After Gimson’s death in 1919 Davoll worked for Peter Waals, and George Trevelyan, who trained in the new workshops in Chalford 1929-31, described him as ‘one of the old heroes...[who was very much at the top of his form, and to his great age went on making beautiful things in his home workshop’. The archives at Cheltenham Museum & Art Gallery have personal and family records, photographs, books and drawings relating to Davoll for the period that he worked for Gimson and Waals. Davoll left Waal’s employ in 1933 and established a new workshop besides his cottage in nearby Oakridge Lynch, Gloucestershire.

Davoll's cabinet work was featured in many of the Gimson-designed exhibits at the Arts & Crafts Exhibitions, London, 1903-1916, included:

1903 – china cabinet, exhibited by A.E. Barnsley and Gimson, and executed by H. Sefton and Davoll, price £50 (cat. no. 102); also a store cupboard, exhibited by the same, executed by Davoll, price £75 (191).

1906 – sideboard in elm, executed by Davoll, price £37 10s (cat. no. 60); writing cabinet, executed by Davoll, metalwork by H. Gardiner, price £30 (280).
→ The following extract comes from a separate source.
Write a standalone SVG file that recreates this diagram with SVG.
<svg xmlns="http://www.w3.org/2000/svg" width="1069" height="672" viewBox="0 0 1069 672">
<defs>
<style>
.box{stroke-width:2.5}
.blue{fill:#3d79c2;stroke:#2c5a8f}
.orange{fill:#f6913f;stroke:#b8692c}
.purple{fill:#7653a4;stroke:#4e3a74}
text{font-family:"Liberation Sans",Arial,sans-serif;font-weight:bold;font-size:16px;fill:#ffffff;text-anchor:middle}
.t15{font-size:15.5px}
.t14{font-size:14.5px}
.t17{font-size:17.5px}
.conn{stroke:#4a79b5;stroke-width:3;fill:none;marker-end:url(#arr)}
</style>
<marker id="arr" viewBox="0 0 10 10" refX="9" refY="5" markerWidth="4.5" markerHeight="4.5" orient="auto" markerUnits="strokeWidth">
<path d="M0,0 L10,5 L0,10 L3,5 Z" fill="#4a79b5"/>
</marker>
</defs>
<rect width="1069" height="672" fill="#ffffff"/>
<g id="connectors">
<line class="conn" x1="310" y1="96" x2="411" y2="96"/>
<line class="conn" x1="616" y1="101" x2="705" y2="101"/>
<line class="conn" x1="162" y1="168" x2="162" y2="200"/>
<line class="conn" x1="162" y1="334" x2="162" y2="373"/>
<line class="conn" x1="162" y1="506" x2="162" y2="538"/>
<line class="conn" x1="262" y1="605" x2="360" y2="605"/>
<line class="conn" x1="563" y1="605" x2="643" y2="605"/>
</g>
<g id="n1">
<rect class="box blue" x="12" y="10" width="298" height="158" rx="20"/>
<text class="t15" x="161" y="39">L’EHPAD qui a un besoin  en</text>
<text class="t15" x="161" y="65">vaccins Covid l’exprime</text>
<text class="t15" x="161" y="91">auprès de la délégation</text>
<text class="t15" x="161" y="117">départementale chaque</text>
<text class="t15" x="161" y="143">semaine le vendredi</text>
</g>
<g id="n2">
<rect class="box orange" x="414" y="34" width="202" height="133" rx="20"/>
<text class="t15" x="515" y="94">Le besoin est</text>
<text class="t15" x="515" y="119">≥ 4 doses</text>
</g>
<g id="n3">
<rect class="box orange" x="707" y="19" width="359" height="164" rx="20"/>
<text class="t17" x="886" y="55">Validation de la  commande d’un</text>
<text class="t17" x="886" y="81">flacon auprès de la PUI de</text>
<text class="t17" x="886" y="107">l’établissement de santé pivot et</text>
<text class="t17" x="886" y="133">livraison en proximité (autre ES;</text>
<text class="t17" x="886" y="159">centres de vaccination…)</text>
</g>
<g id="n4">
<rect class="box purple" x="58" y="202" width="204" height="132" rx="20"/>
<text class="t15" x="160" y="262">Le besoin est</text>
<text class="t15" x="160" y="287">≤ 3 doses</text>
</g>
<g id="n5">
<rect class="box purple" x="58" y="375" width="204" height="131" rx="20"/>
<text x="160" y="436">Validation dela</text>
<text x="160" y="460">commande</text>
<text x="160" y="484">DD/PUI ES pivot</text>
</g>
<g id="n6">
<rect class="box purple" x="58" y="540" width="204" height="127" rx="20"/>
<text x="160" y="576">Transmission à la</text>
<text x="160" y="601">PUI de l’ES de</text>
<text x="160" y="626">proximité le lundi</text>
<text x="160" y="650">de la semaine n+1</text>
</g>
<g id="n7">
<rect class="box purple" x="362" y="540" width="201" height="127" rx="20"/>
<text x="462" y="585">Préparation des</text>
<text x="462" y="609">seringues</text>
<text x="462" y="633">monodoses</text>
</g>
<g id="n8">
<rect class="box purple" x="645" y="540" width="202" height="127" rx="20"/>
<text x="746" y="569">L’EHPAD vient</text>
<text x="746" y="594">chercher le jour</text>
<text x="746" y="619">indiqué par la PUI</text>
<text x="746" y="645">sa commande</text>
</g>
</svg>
1910 – small case of four drawers & walnut stationery box, both executed by Davoll, prices £4 10s and £4 5s (341A & 341B); ebony and walnut cabinet, executed by Davoll , price £38 10s. (343); painted ebony cabinet, executed by Davoll and Louise Powell, price £15 (cat. no. 500A).
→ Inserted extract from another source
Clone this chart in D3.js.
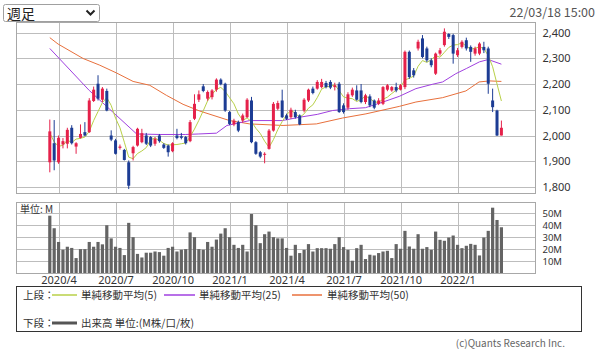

1916 –painted mahogany writing cabinet on gilded and painted stand, painted by Louise Powell, made by H. Davell [Davoll], price £60 (cat. no. 321c); mahogany cabinet on black stand, executed by Henry Darell [Davoll?] price £28 10s (431); corner cupboard, price £15 (458k); dressing table in burr elm and ebony, executed by Davoll and P. Burchett, lent by C. Maresco Pearce (458x); case of drawers in burr elm, executed by Davoll (458z); sideboard in English walnut and ebony, executed by E. Smith and Davoll, lent by Allan Tangye (458ff); walnut stationery box, made by Davoll, price £5 (458qq).

Examples of Davoll’s work for Gimson are in the Cheltenham Art Gallery & Museum (illus. Carruthers & Greensted (1994) pp. 99 & 141-3, 251). Photographs of Harry Davoll and the other staff at the Daneway workshops in about 1902 and Davoll in his workshop in the 1940s are illus. Carruthers, Greensted, Roscoe (2019), pp. 87 & 321.
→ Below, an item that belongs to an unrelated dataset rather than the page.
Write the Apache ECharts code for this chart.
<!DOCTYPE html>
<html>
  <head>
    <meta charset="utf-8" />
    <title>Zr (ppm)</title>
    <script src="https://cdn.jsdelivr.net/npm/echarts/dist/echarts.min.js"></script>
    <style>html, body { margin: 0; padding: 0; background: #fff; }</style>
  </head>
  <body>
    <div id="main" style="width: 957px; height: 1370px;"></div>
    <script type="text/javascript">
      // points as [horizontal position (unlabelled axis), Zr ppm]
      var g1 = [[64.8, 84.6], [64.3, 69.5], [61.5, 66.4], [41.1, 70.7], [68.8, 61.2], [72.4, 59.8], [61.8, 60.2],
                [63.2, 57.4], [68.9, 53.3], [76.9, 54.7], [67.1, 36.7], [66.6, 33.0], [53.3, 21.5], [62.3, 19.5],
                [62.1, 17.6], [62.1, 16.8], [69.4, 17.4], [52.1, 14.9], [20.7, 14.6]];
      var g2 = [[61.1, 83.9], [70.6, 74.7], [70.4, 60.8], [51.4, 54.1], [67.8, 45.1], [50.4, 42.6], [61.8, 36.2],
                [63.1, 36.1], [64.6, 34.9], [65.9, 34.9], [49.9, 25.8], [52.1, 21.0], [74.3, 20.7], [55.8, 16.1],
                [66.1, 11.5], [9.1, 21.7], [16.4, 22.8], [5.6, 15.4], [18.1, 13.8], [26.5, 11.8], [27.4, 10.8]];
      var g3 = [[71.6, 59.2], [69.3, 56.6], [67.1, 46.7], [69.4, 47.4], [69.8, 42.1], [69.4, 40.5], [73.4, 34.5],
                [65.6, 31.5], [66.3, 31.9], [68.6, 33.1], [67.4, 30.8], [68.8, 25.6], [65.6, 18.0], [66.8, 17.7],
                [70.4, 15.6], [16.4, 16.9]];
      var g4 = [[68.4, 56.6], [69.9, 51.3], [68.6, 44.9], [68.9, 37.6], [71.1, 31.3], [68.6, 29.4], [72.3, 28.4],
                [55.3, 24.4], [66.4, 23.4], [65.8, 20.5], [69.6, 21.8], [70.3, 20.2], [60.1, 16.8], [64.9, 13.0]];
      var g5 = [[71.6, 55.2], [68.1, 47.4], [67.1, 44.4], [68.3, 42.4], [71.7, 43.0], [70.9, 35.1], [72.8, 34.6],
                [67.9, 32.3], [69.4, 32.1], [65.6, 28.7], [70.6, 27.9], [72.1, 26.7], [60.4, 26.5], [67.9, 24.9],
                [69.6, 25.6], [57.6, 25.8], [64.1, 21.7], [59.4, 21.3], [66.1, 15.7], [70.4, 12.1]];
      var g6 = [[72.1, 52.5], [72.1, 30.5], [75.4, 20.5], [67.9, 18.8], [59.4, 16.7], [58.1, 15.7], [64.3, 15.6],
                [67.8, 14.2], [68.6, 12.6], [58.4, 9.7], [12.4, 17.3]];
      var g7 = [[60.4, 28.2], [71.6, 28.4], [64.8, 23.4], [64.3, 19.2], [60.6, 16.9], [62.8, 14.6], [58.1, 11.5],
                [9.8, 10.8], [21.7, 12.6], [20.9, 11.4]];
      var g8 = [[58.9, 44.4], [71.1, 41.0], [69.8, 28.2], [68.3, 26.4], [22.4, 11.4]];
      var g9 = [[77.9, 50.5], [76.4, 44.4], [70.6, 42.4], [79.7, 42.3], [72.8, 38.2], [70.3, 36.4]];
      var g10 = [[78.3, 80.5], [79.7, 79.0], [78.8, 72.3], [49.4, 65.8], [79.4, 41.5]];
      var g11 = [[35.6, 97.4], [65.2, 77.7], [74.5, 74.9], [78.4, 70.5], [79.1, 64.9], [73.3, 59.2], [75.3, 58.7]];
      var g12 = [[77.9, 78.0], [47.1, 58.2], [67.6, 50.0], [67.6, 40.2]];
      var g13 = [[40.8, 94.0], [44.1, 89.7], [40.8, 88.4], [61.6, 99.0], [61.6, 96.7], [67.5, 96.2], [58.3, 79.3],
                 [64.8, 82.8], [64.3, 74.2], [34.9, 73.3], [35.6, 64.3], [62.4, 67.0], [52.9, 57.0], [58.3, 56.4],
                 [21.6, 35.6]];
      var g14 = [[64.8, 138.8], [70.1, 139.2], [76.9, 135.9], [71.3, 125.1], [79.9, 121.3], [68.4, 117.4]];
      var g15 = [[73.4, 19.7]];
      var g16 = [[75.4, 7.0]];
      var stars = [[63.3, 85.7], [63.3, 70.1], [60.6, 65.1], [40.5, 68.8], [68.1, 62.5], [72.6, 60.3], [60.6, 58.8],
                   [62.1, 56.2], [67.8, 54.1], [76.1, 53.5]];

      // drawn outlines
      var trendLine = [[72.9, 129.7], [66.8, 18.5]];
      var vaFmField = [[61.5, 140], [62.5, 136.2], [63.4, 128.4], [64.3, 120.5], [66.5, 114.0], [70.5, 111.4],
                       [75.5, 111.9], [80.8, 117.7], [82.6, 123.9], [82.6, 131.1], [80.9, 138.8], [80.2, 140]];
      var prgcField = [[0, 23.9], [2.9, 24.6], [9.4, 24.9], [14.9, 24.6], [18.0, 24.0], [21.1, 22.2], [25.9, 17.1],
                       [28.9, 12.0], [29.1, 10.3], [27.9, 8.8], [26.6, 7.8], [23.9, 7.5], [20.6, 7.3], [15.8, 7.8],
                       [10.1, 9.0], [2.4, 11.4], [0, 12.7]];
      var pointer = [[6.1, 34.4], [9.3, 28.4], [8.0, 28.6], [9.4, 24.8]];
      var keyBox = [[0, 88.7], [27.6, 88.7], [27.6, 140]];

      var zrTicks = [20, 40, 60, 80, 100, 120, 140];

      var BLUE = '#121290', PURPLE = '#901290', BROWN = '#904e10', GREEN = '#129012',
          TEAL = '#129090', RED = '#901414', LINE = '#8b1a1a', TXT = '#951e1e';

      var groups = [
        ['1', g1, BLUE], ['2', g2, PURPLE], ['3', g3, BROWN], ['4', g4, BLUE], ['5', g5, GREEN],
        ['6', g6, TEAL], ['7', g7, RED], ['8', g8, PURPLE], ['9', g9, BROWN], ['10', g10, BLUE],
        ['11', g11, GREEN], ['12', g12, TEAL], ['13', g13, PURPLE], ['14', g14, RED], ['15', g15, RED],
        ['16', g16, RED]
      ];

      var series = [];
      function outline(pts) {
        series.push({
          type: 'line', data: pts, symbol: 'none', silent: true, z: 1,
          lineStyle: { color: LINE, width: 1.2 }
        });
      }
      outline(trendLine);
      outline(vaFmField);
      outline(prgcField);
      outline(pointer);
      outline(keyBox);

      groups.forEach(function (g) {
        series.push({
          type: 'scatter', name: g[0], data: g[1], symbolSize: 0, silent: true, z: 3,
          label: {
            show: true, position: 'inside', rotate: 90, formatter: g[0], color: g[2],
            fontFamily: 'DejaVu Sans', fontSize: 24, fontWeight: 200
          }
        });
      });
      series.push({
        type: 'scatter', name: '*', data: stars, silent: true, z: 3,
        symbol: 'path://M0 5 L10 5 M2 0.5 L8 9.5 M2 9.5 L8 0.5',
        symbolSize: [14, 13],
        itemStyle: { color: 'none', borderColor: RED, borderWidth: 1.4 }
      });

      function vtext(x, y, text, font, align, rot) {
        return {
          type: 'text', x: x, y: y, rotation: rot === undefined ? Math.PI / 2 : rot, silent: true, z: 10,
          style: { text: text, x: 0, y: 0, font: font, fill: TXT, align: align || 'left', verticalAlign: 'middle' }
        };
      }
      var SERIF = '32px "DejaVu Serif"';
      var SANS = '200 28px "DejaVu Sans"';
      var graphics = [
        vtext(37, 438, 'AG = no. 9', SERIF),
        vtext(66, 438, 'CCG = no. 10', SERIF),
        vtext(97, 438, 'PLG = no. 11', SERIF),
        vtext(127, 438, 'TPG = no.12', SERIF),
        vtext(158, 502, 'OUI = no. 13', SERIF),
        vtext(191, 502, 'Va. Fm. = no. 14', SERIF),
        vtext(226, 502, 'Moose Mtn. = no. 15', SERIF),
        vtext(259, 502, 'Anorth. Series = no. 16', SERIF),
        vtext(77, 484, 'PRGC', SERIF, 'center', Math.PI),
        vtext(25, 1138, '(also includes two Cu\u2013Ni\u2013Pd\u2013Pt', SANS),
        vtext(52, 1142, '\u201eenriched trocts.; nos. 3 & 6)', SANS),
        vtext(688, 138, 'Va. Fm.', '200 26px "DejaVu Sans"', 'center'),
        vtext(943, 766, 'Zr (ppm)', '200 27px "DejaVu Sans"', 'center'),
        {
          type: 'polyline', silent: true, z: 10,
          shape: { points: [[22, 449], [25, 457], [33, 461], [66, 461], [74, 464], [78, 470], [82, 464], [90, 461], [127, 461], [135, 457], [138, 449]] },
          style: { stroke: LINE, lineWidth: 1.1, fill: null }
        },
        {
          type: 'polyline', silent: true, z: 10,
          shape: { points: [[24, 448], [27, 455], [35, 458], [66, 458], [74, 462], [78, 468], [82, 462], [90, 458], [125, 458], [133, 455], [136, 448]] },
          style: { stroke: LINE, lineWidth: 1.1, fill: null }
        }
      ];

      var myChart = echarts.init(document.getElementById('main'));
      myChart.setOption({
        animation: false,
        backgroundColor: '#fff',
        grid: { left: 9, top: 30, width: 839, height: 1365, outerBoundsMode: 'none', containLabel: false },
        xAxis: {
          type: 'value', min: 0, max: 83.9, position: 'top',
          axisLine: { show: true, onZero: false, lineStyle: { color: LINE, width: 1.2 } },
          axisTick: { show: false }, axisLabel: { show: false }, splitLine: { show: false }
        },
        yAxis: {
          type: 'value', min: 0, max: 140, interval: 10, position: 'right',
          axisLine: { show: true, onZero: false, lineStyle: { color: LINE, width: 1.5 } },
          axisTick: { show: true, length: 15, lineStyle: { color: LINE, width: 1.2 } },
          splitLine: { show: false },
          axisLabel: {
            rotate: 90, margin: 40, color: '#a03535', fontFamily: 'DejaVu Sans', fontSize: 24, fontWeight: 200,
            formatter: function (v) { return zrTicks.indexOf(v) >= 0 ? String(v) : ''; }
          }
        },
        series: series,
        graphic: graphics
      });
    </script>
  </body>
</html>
A painting in oils by Sir William Rothenstein titled ‘Cotswold Craftsmen, Far Oakridge’ shows Harry Davoll, Harry Gardiner, Fred Gardiner, Alfred Bucknell and Tom Hunt about 1920 (illus. Comino (1980), p. 202). 

Sources: Sir George Trevelyan, The Workshop of Peter Waals. A Tribute from a Pupil (1969); Lambourne, Utopian Craftsmen (1980); Comino, Gimson and the Barnsleys ‘Wonderful furniture of a commplace kind’ (1980); Carruthers & Greensted, Good Citizen’s Furniture (1994); Greensted and Wilson, Originality and Initiative. The Arts and Crafts archives at Cheltenham (2003); Carruthers, Greensted, Roscoe, Ernest Gimson. Arts & Crafts Designer and Architect (2019); Arts & Crafts Exhibition catalogues, 1888-1916.